— START Supplied information —
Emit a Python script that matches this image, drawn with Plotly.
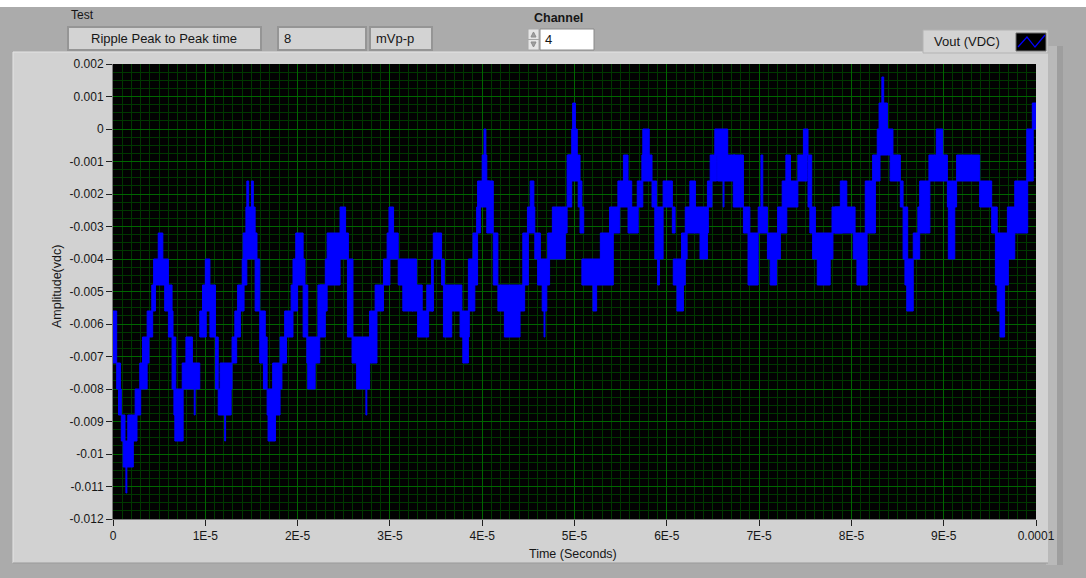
import plotly.graph_objects as go

# ADC resolution of the Vout channel (volts per count)
LSB = 0.0008

# Vout trace, stored as min/max envelope blocks:
# each block covers [t_start_us, t_end_us] and the ADC counts level_lo..level_hi
t_start_us = [
    0.0, 0.4, 0.6, 0.9, 1.1, 1.4, 1.6, 2.4, 2.9, 3.2, 3.7, 4.2, 4.4, 4.9, 5.6, 6.0, 6.4, 6.6, 6.7,
    7.5, 7.9, 8.8, 9.4, 9.7, 10.0, 10.5, 11.1, 11.4, 11.6, 12.1, 12.9, 13.2, 13.5, 14.0, 14.1, 14.4,
    14.5, 15.0, 15.4, 15.9, 16.3, 16.7, 16.8, 17.3, 18.1, 18.6, 19.3, 19.5, 19.8, 20.6, 21.0, 21.1,
    22.2, 22.4, 23.0, 23.2, 24.6, 25.4, 25.9, 26.4, 27.4, 27.8, 28.4, 29.3, 29.7, 29.9,
    30.9, 31.4, 32.4, 33.0, 34.0, 34.5, 34.7, 35.6, 35.8, 35.8, 37.6, 37.9, 38.5, 39.0, 39.4, 39.5,
    40.0, 40.2, 40.5, 41.2, 41.7, 42.4, 42.8, 44.4, 44.9, 45.2, 45.7, 46.0, 46.5, 46.7, 47.1, 47.6,
    48.6, 49.2, 49.3, 49.7, 49.8, 50.4, 50.6, 50.8, 52.8, 52.0, 53.8, 54.7, 55.3, 55.8, 56.8, 57.3,
    57.4, 58.4, 58.7, 59.0, 59.6, 60.6, 60.7, 61.1, 61.6, 62.0, 62.5, 63.3, 63.6,
    64.4, 64.7, 65.2, 65.5, 66.1, 67.2, 68.3, 68.8, 69.9, 70.2, 70.9, 71.2, 72.0, 72.5, 72.9, 74.2,
    74.8, 75.3, 75.5, 75.8, 76.3, 77.9, 78.2, 78.8, 80.2, 80.6, 81.5, 82.3, 82.8, 83.0, 83.3, 83.9,
    84.2, 85.3, 85.6, 85.8, 86.0, 86.7, 87.2, 87.4, 88.4, 89.2, 90.4, 90.5, 91.4, 93.9, 95.2, 95.6,
    95.8, 96.1, 96.9, 97.7, 99.0, 99.6,
]
t_end_us = [
    0.4, 0.8, 0.9, 1.3, 2.2, 1.5, 2.6, 3.0, 3.7, 3.9, 4.3, 4.6, 6.0, 5.4, 6.4, 6.5, 6.8, 7.6, 7.6,
    9.4, 8.6, 8.9, 10.1, 10.5, 10.5, 11.1, 11.4, 12.8, 12.9, 12.2, 13.4, 13.8, 14.2, 14.5, 15.6, 15.4,
    14.7, 15.2, 15.9, 16.5, 16.7, 18.1, 17.6, 18.3, 18.8, 19.5, 20.0, 20.8, 20.6, 21.1, 22.4, 21.9,
    23.0, 23.2, 24.6, 25.5, 25.2, 26.0, 28.6, 27.8, 27.5, 28.6, 29.3, 30.0, 30.9, 30.4,
    32.9, 32.5, 33.5, 34.2, 34.7, 34.7, 35.6, 35.9, 37.8, 36.7, 38.6, 38.5, 39.2, 39.5, 39.8, 40.8,
    40.5, 40.4, 41.2, 41.7, 42.8, 44.1, 44.6, 45.0, 45.7, 45.6, 46.3, 47.3, 47.0, 46.8, 49.0, 48.6,
    49.2, 49.7, 50.6, 50.3, 50.1, 50.8, 51.0, 54.2, 54.2, 52.4, 54.9, 56.2, 55.8, 56.9, 57.4, 58.4,
    58.1, 58.9, 59.6, 59.2, 60.6, 60.9, 62.0, 61.8, 62.2, 63.3, 63.1, 64.5, 64.4,
    64.9, 65.4, 66.6, 67.4, 66.2, 68.3, 69.0, 69.9, 70.9, 70.4, 72.3, 71.9, 73.0, 74.2, 73.4, 75.2,
    75.3, 75.7, 76.1, 78.0, 77.7, 79.0, 80.4, 79.5, 81.7, 81.7, 82.6, 83.1, 83.9, 83.9, 83.5, 84.5,
    85.3, 85.6, 86.1, 86.7, 86.7, 87.4, 88.5, 88.5, 90.4, 89.9, 91.4, 91.2, 93.9, 95.2, 95.8, 97.0,
    96.6, 96.6, 97.7, 99.1, 99.7, 100.0,
]
level_lo = [
    -9, -10, -11, -12, -13, -14, -12, -11, -10, -9, -8, -7, -6, -5, -7, -8, -10, -11, -12,
    -10, -9, -11, -8, -7, -6, -8, -10, -11, -10, -12, -9, -8, -7, -6, -5, -4,
    -3, -3, -7, -9, -10, -11, -12, -10, -9, -8, -7, -6, -5, -8, -9, -10,
    -8, -7, -6, -5, -4, -8, -9, -10, -11, -8, -7, -6, -5, -4,
    -6, -7, -7, -8, -7, -7, -5, -6, -7, -8, -8, -9, -7, -6, -4, -3,
    -2, -1, -4, -6, -7, -8, -7, -6, -4, -3, -5, -6, -7, -8, -5, -4,
    -4, -3, -2, -1, 0, -3, -4, -6, -5, -7, -4, -3, -2, -4, -3, -2,
    -1, -3, -5, -6, -3, -4, -6, -7, -5, -4, -3, -4, -5,
    -3, -2, -1, -2, -3, -3, -4, -6, -4, -3, -5, -6, -4, -3, -2, -2,
    -1, -3, -4, -5, -6, -4, -4, -3, -5, -6, -4, -2, -1, 0, 1, -1,
    -2, -3, -5, -6, -7, -5, -4, -3, -2, -1, -3, -5, -2, -3, -4, -6,
    -7, -8, -5, -4, -2, 0,
]
level_hi = [
    -7, -9, -10, -11, -12, -13, -11, -10, -9, -8, -7, -6, -5, -4, -6, -7, -8, -10, -11,
    -9, -8, -10, -7, -6, -5, -6, -8, -10, -9, -11, -8, -7, -6, -5, -4, -3,
    -2, -2, -5, -7, -8, -10, -11, -9, -8, -7, -6, -5, -4, -6, -8, -9,
    -6, -6, -5, -4, -3, -5, -8, -9, -10, -7, -6, -5, -4, -3,
    -5, -6, -6, -7, -6, -5, -4, -5, -6, -7, -7, -8, -5, -4, -3, -2,
    -1, 0, -2, -4, -6, -7, -6, -4, -3, -2, -4, -5, -6, -7, -4, -3,
    -3, -1, -1, 0, 1, -2, -3, -5, -4, -6, -3, -2, -1, -3, -2, -1,
    0, -2, -3, -5, -2, -3, -5, -6, -4, -3, -2, -3, -4,
    -2, -1, 0, -1, -2, -1, -3, -4, -3, -1, -4, -5, -3, -2, -1, -1,
    0, -1, -3, -4, -5, -3, -3, -2, -4, -5, -2, -1, 0, 1, 2, 0,
    -1, -2, -3, -5, -6, -4, -3, -2, -1, 0, -2, -3, -1, -2, -3, -4,
    -5, -7, -3, -2, 0, 1,
]

x_tick_vals = [0, 1e-5, 2e-5, 3e-5, 4e-5, 5e-5, 6e-5, 7e-5, 8e-5, 9e-5, 1e-4]
x_tick_text = ["0", "1E-5", "2E-5", "3E-5", "4E-5", "5E-5", "6E-5", "7E-5", "8E-5", "9E-5", "0.0001"]
y_tick_vals = [0.002, 0.001, 0, -0.001, -0.002, -0.003, -0.004, -0.005, -0.006,
               -0.007, -0.008, -0.009, -0.01, -0.011, -0.012]
y_tick_text = ["0.002", "0.001", "0", "-0.001", "-0.002", "-0.003", "-0.004", "-0.005", "-0.006",
               "-0.007", "-0.008", "-0.009", "-0.01", "-0.011", "-0.012"]

# Front-panel readouts
test_name = "Ripple Peak to Peak time"
test_value = "8"
test_unit = "mVp-p"
channel = "4"
trace_name = "Vout (VDC)"

# ---- build the envelope polygons (one closed rectangle per block) ----
xs, ys = [], []
for t0, t1, lo, hi in zip(t_start_us, t_end_us, level_lo, level_hi):
    a, b = t0 * 1e-6, t1 * 1e-6
    v0, v1 = lo * LSB, hi * LSB
    xs += [a, b, b, a, a, None]
    ys += [v0, v0, v1, v1, v0, None]

W, H = 1086, 578
L, R, T, B = 113, 1036, 64, 519  # plot-area edges in pixels


def px(x):
    return (x - L) / (R - L)


def py(y):
    return (B - y) / (B - T)


FONT = "Liberation Sans"
TXT = "#161616"

fig = go.Figure()
fig.add_trace(go.Scatter(
    x=xs, y=ys, mode="lines", fill="toself", name=trace_name,
    line=dict(color="#0000ff", width=1), fillcolor="#0000ff",
    hoverinfo="skip", showlegend=False,
))


def rect(x0, y0, x1, y1, fill, line=None, lw=0):
    return dict(type="rect", xref="paper", yref="paper", layer="below",
                x0=px(x0), x1=px(x1), y0=py(y1), y1=py(y0),
                fillcolor=fill, line=dict(color=line or fill, width=lw))


def path(pts, color, width=1, fill=None):
    d = "M " + " L ".join(f"{px(x):.5f},{py(y):.5f}" for x, y in pts)
    if fill:
        d += " Z"
    return dict(type="path", xref="paper", yref="paper", layer="below", path=d,
                line=dict(color=color, width=width), fillcolor=fill or "rgba(0,0,0,0)")


shapes = [
    rect(0, 0, W, 7, "#ffffff"),
    # graph panel and its 3D frame
    rect(1046, 46, 1063, 565, "#b9b9b9"),
    rect(1057, 46, 1063, 565, "#9e9e9e"),
    rect(13, 52, 1048, 563, "#d2d2d2"),
    path([(13, 563), (13, 52), (1048, 52)], "#e4e4e4", 1),
    path([(13, 563), (1048, 563)], "#9a9a9a", 1),
    # plot background
    rect(L, T, R, B, "#020202"),
    # readout boxes
    rect(68, 27, 261, 50, "#d3d3d3", "#959595", 2),
    rect(278, 27, 366, 50, "#d3d3d3", "#959595", 2),
    rect(370, 27, 432, 50, "#d3d3d3", "#959595", 2),
    # channel numeric control
    rect(540, 29, 594, 50, "#ffffff", "#8a8a8a", 1),
    rect(528, 29, 539, 39.5, "#e6e6e6", "#a8a8a8", 1),
    rect(528, 39.5, 539, 50, "#e6e6e6", "#a8a8a8", 1),
    path([(531, 37), (533.5, 32), (536, 37)], "#8c8c8c", 1, "#a0a0a0"),
    path([(531, 42), (533.5, 47), (536, 42)], "#8c8c8c", 1, "#a0a0a0"),
    # plot legend
    rect(923, 30, 1048, 53, "#d3d3d3", "#b3b3b3", 1),
    rect(1016, 33, 1046, 51, "#000000", "#707070", 1),
    path([(1018, 47), (1027, 37), (1035, 47), (1045, 35)], "#0000ff", 1.2),
]

annotations = [
    dict(text="Test", x=px(69), y=py(15), xanchor="left", yanchor="middle",
         font=dict(size=12, color=TXT, family=FONT)),
    dict(text=test_name, x=px(164), y=py(39), xanchor="center", yanchor="middle",
         font=dict(size=13, color=TXT, family=FONT)),
    dict(text=test_value, x=px(282), y=py(39), xanchor="left", yanchor="middle",
         font=dict(size=13, color=TXT, family=FONT)),
    dict(text=test_unit, x=px(374), y=py(39), xanchor="left", yanchor="middle",
         font=dict(size=13, color=TXT, family=FONT)),
    dict(text="<b>Channel</b>", x=px(558), y=py(18), xanchor="center", yanchor="middle",
         font=dict(size=12.5, color=TXT, family=FONT)),
    dict(text=channel, x=px(543), y=py(40), xanchor="left", yanchor="middle",
         font=dict(size=13, color=TXT, family=FONT)),
    dict(text=trace_name, x=px(967), y=py(41.5), xanchor="center", yanchor="middle",
         font=dict(size=13, color=TXT, family=FONT)),
    dict(text="Time (Seconds)", x=px(573), y=py(554), xanchor="center", yanchor="middle",
         font=dict(size=12.5, color=TXT, family=FONT)),
    dict(text="Amplitude(vdc)", x=px(57), y=py(287), xanchor="center", yanchor="middle",
         textangle=-90, font=dict(size=12.5, color=TXT, family=FONT)),
]
for a in annotations:
    a.update(xref="paper", yref="paper", showarrow=False)

MAJOR = "#006600"
MINOR = "#003800"

fig.update_layout(
    width=W, height=H, autosize=False,
    margin=dict(l=L, r=W - R, t=T, b=H - B, pad=0),
    paper_bgcolor="#ababab", plot_bgcolor="#020202",
    shapes=shapes, annotations=annotations,
    hovermode=False,
    xaxis=dict(
        range=[0, 1e-4], tickmode="array", tickvals=x_tick_vals, ticktext=x_tick_text,
        ticks="outside", ticklen=6, tickwidth=1, tickcolor="#202020",
        tickfont=dict(size=12, color=TXT, family=FONT),
        showgrid=True, gridcolor=MAJOR, gridwidth=1, zeroline=False,
        showline=True, linecolor="#7a7a7a", linewidth=1,
        minor=dict(tickmode="linear", tick0=0, dtick=1e-6, showgrid=True,
                   gridcolor=MINOR, gridwidth=1, ticks=""),
        fixedrange=True,
    ),
    yaxis=dict(
        range=[-0.012, 0.002], tickmode="array", tickvals=y_tick_vals, ticktext=y_tick_text,
        ticks="outside", ticklen=6, tickwidth=1, tickcolor="#202020",
        tickfont=dict(size=12, color=TXT, family=FONT),
        showgrid=True, gridcolor=MAJOR, gridwidth=1, zeroline=False,
        showline=True, linecolor="#7a7a7a", linewidth=1,
        minor=dict(tickmode="linear", tick0=0, dtick=0.00025, showgrid=True,
                   gridcolor=MINOR, gridwidth=1, ticks=""),
        fixedrange=True,
    ),
)

fig.write_html("out.html", config={"displayModeBar": False})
— END Supplied information —
Exactly restate the lines from the beginning of the data through the line with "LSB = 0.0008", and no others, keeping pictures out.

Emit a Python script that matches this image, drawn with Plotly.
import plotly.graph_objects as go

# ADC resolution of the Vout channel (volts per count)
LSB = 0.0008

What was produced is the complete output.